Mistake 2: Skipping the heated display cabinet

Customers buy what they see. An empty counter with a "cooked to order" sign loses 20–30% of impulse purchases. Invest in display — it directly drives revenue.

Mistake 3: Using one fryer tank for fish AND chips

Cross-flavour transfer produces fishy chips. Customers may not complain — they just don't come back. Twin tanks minimum. Fish and chips must be fried separately.

Mistake 4: Not budgeting for ventilation and grease trap

These are council requirements, not optional extras. Budget $5,500–$13,500 for ventilation + grease trap before you sign the lease.


FAQ

Q: How much does it cost to open a fish and chip shop in Australia?

Equipment: $48,500–$107,000. Installation: $15,000–$35,000. Fit-out (counters, flooring, signage): $20,000–$50,000. Total: $83,500–$192,000 depending on size and quality. The equipment is your largest single investment.

Q: Should I use fresh or frozen fish?

Both work commercially. Fresh fish delivers a premium product but requires daily sourcing and careful cold-chain management. Frozen fish is more consistent, easier to manage, and reduces waste. Most successful Australian fish-and-chip shops use a mix — fresh for premium fillets, frozen for standard battered fish.

Q: How much oil does a fish and chip shop use per week?

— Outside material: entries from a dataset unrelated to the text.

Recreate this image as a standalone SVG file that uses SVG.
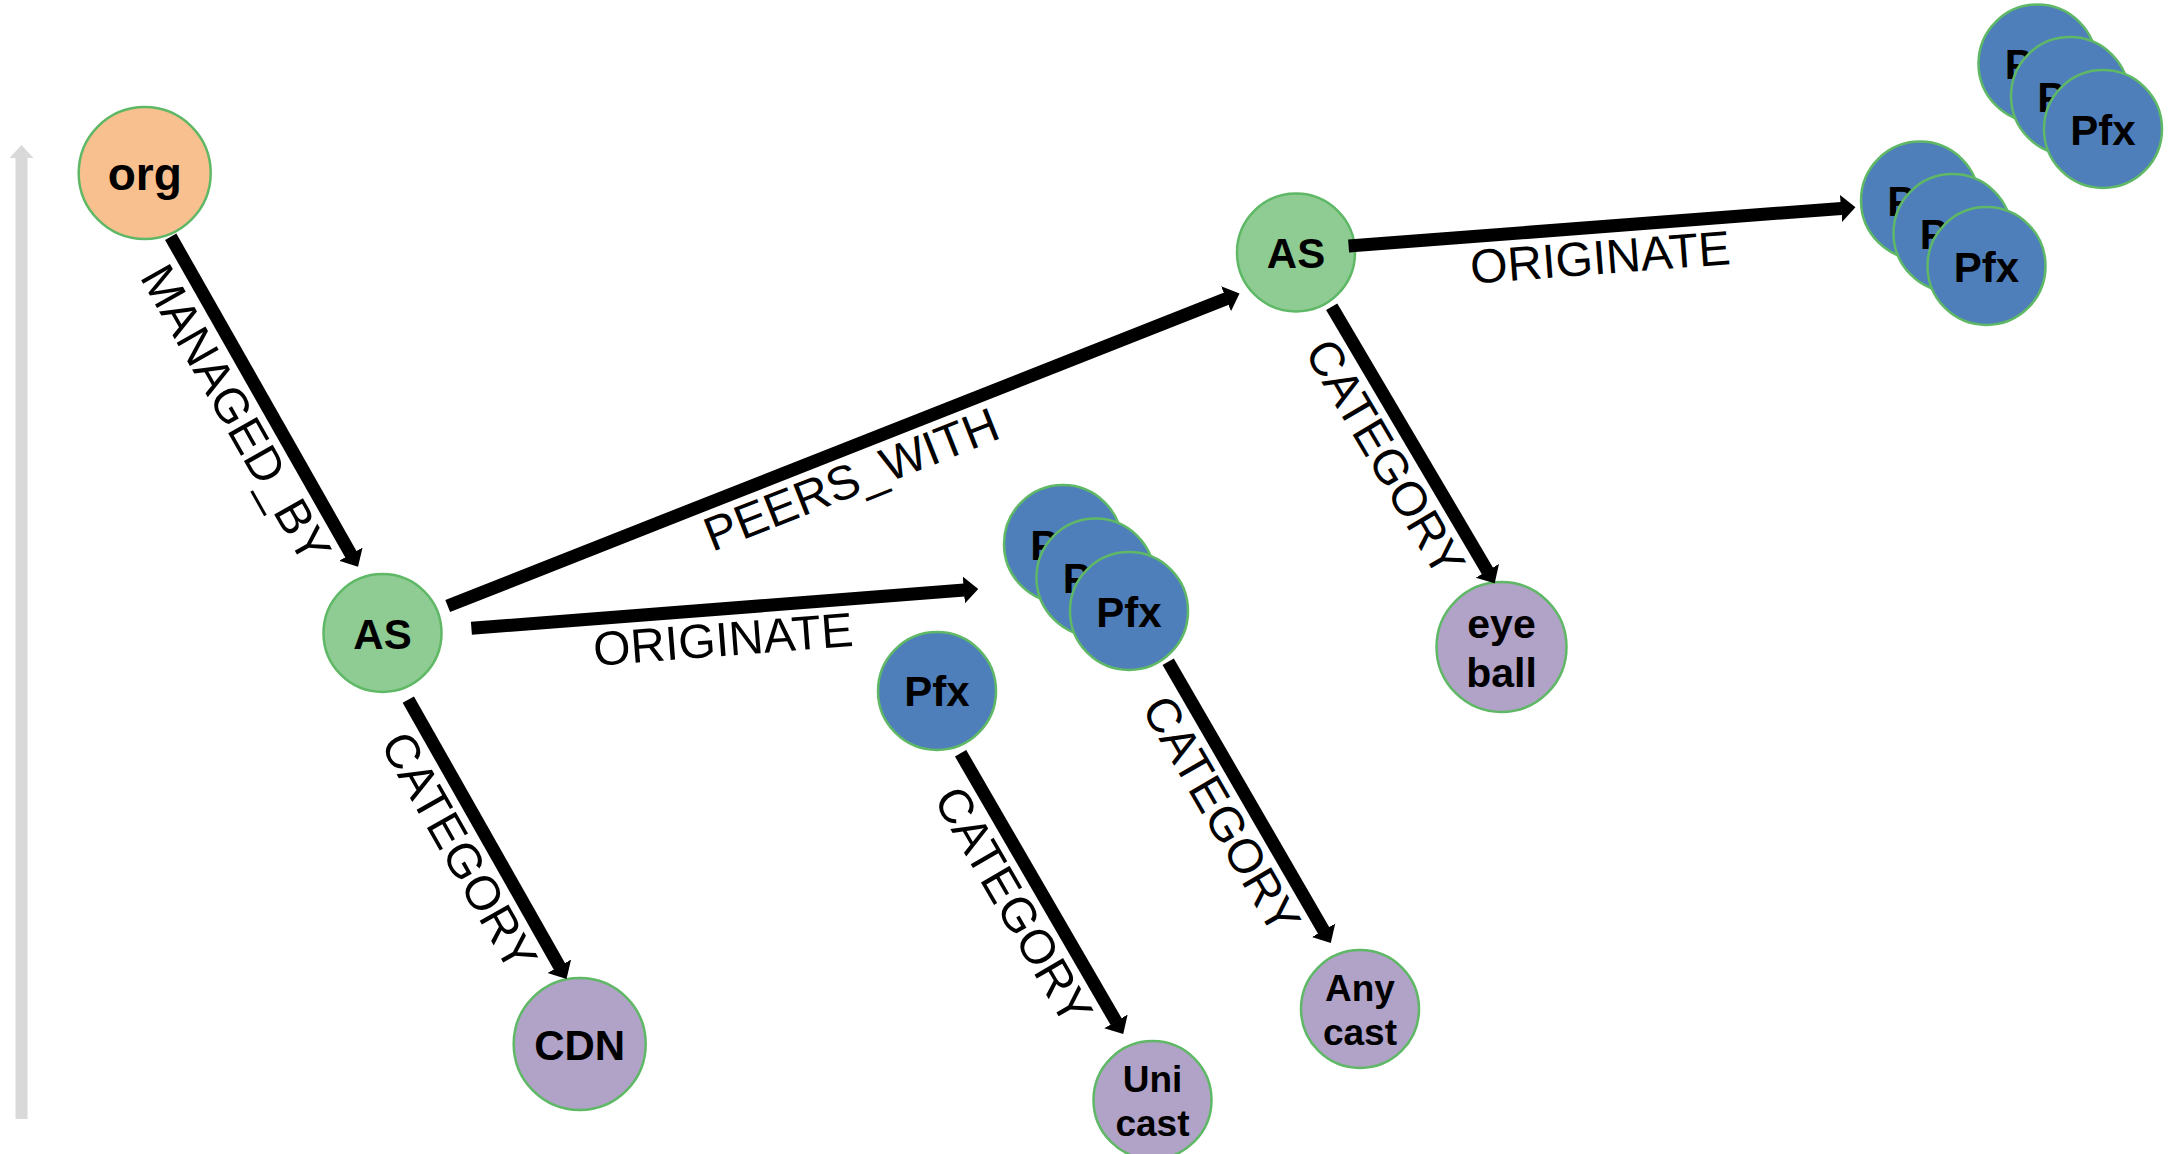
<svg xmlns="http://www.w3.org/2000/svg" width="2173" height="1154" viewBox="0 0 2173 1154">
  <style>
    .node circle { stroke: #5FB865; stroke-width: 2.5; }
    .org { fill: #F9C08F; }
    .as { fill: #8ECC93; }
    .pfx { fill: #4E7FBB; }
    .cat { fill: #B1A2C8; }
    .node text { font-family: "Liberation Sans", Arial, sans-serif; font-weight: bold; fill: #000; text-anchor: middle; }
    .edge { fill: none; stroke: #000; stroke-width: 13; stroke-linecap: butt; marker-end: url(#ah); }
    .lbl { font-family: "Liberation Sans", Arial, sans-serif; font-size: 48px; fill: #000; text-anchor: middle; }
  </style>
  <defs>
    <marker id="ah" markerUnits="userSpaceOnUse" markerWidth="17" markerHeight="30" viewBox="0 -15 17 30" refX="0.5" refY="0" orient="auto">
      <path d="M0,-13.5 L14.5,0 L0,13.5 Z" fill="#000"/>
    </marker>
  </defs>

  <rect width="2173" height="1154" fill="#fff"/>

  <!-- vertical axis arrow -->
  <g id="axis" fill="#D9D9D9">
    <rect x="15.5" y="157" width="12" height="962"/>
    <polygon points="21.5,145 33.5,158 9.5,158"/>
  </g>

  <g id="nodes">
    <g id="org" class="node">
      <circle class="org" cx="144.7" cy="173" r="66"/>
      <text x="144.7" y="190" font-size="46">org</text>
    </g>
    <g id="as1" class="node">
      <circle class="as" cx="382.5" cy="633" r="59"/>
      <text x="382.5" y="648.5" font-size="42">AS</text>
    </g>
    <g id="as2" class="node">
      <circle class="as" cx="1296" cy="252.5" r="59"/>
      <text x="1296" y="268" font-size="42">AS</text>
    </g>
    <g id="cdn" class="node">
      <circle class="cat" cx="579.7" cy="1044" r="66"/>
      <text x="579.7" y="1060" font-size="42">CDN</text>
    </g>
    <g id="eyeball" class="node">
      <circle class="cat" cx="1501.5" cy="647" r="65"/>
      <text x="1501.5" y="638" font-size="41">eye</text>
      <text x="1501.5" y="687" font-size="41">ball</text>
    </g>
    <g id="anycast" class="node">
      <circle class="cat" cx="1360" cy="1009" r="59"/>
      <text x="1360" y="1001" font-size="37">Any</text>
      <text x="1360" y="1045" font-size="37">cast</text>
    </g>
    <g id="unicast" class="node">
      <circle class="cat" cx="1152.5" cy="1100" r="59"/>
      <text x="1152.5" y="1092" font-size="37">Uni</text>
      <text x="1152.5" y="1136" font-size="37">cast</text>
    </g>
    <g id="pfx-single" class="node">
      <circle class="pfx" cx="937" cy="691" r="59"/>
      <text x="937" y="706" font-size="42">Pfx</text>
    </g>
    <!-- prefix stack originated by the lower AS -->
    <g id="pfx-a1" class="node">
      <circle class="pfx" cx="1063" cy="544" r="59"/>
      <text x="1063" y="559.5" font-size="42">Pfx</text>
    </g>
    <g id="pfx-a2" class="node">
      <circle class="pfx" cx="1095.5" cy="577.5" r="59"/>
      <text x="1095.5" y="593" font-size="42">Pfx</text>
    </g>
    <g id="pfx-a3" class="node">
      <circle class="pfx" cx="1129" cy="611" r="59"/>
      <text x="1129" y="626.5" font-size="42">Pfx</text>
    </g>
    <!-- prefix stack originated by the upper AS -->
    <g id="pfx-b1" class="node">
      <circle class="pfx" cx="1920" cy="200.5" r="59"/>
      <text x="1920" y="216" font-size="42">Pfx</text>
    </g>
    <g id="pfx-b2" class="node">
      <circle class="pfx" cx="1952.5" cy="233" r="59"/>
      <text x="1952.5" y="248.5" font-size="42">Pfx</text>
    </g>
    <g id="pfx-b3" class="node">
      <circle class="pfx" cx="1986.5" cy="266" r="59"/>
      <text x="1986.5" y="281.5" font-size="42">Pfx</text>
    </g>
    <!-- loose prefix stack, top right -->
    <g id="pfx-c1" class="node">
      <circle class="pfx" cx="2037.5" cy="63.5" r="59"/>
      <text x="2037.5" y="79" font-size="42">Pfx</text>
    </g>
    <g id="pfx-c2" class="node">
      <circle class="pfx" cx="2070" cy="96" r="59"/>
      <text x="2070" y="111.5" font-size="42">Pfx</text>
    </g>
    <g id="pfx-c3" class="node">
      <circle class="pfx" cx="2103" cy="129" r="59"/>
      <text x="2103" y="144.5" font-size="42">Pfx</text>
    </g>
  </g>

  <g id="edges">
    <path class="edge" d="M170.7,236.7 L351.1,554.6"/>
    <text class="lbl" transform="translate(170.7,236.7) rotate(60.43)" x="186" y="47">MANAGED_BY</text>

    <path class="edge" d="M408.3,699.6 L559.6,966.7"/>
    <text class="lbl" transform="translate(408.3,699.6) rotate(60.47)" x="157" y="47">CATEGORY</text>

    <path class="edge" d="M447.7,606 L1226.5,298.6"/>
    <text class="lbl" transform="translate(447.7,606) rotate(-21.54)" x="422" y="47">PEERS_WITH</text>

    <path class="edge" d="M471.4,628.3 L964.3,590.1"/>
    <text class="lbl" transform="translate(471.4,628.3) rotate(-4.43)" x="250" y="47">ORIGINATE</text>

    <path class="edge" d="M1348.6,246 L1841.5,208.4"/>
    <text class="lbl" transform="translate(1348.6,246) rotate(-4.36)" x="250" y="47">ORIGINATE</text>

    <path class="edge" d="M1331.7,306.8 L1487.6,571.2"/>
    <text class="lbl" transform="translate(1331.7,306.8) rotate(59.47)" x="157" y="47">CATEGORY</text>

    <path class="edge" d="M960.6,753.3 L1116.2,1021.8"/>
    <text class="lbl" transform="translate(960.6,753.3) rotate(59.9)" x="158" y="47">CATEGORY</text>

    <path class="edge" d="M1168.2,661.7 L1323.8,930.8"/>
    <text class="lbl" transform="translate(1168.2,661.7) rotate(59.95)" x="159" y="47">CATEGORY</text>
  </g>
</svg>
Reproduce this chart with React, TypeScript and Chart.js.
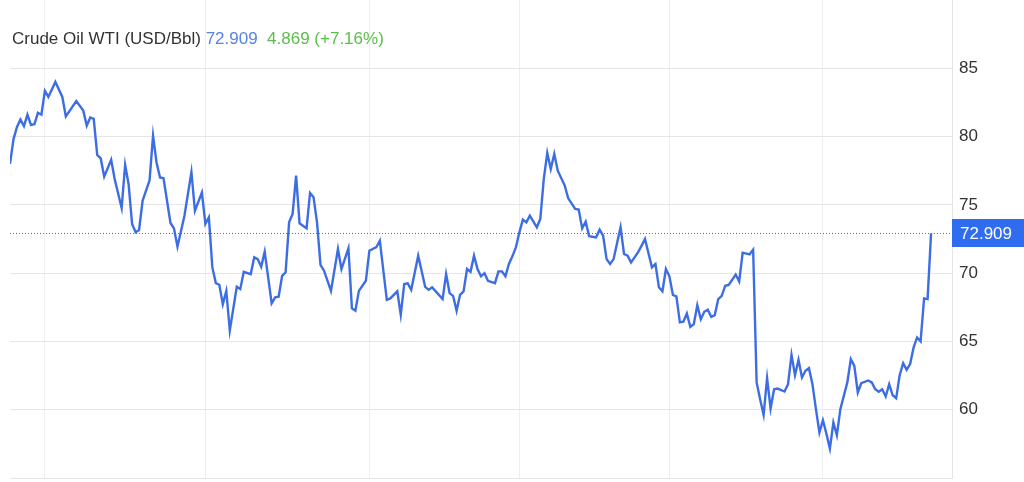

A medium shop (250 serves/day) with twin 20L fryers and daily filtration uses approximately 40–60L of oil per week across all tanks. At $4.50/L, that's $180–$270/week in oil costs. Without filtration, oil use increases 40–50%.

Q: Do I need separate ventilation for each fryer?

Not necessarily separate systems, but your single exhaust hood must be sized for the combined heat output of all fryers plus any other cooking equipment. Undersized ventilation creates smoke, grease buildup, and council compliance issues.

Q: What's the most profitable menu addition beyond fish and chips?

Based on what we see across our customer base: potato cakes, dim sims, spring rolls, and calamari have the highest margins because they fry quickly, hold well in the display, and use inexpensive ingredients. Burgers and grilled items diversify the menu but require additional equipment (flat grill, bun warmer).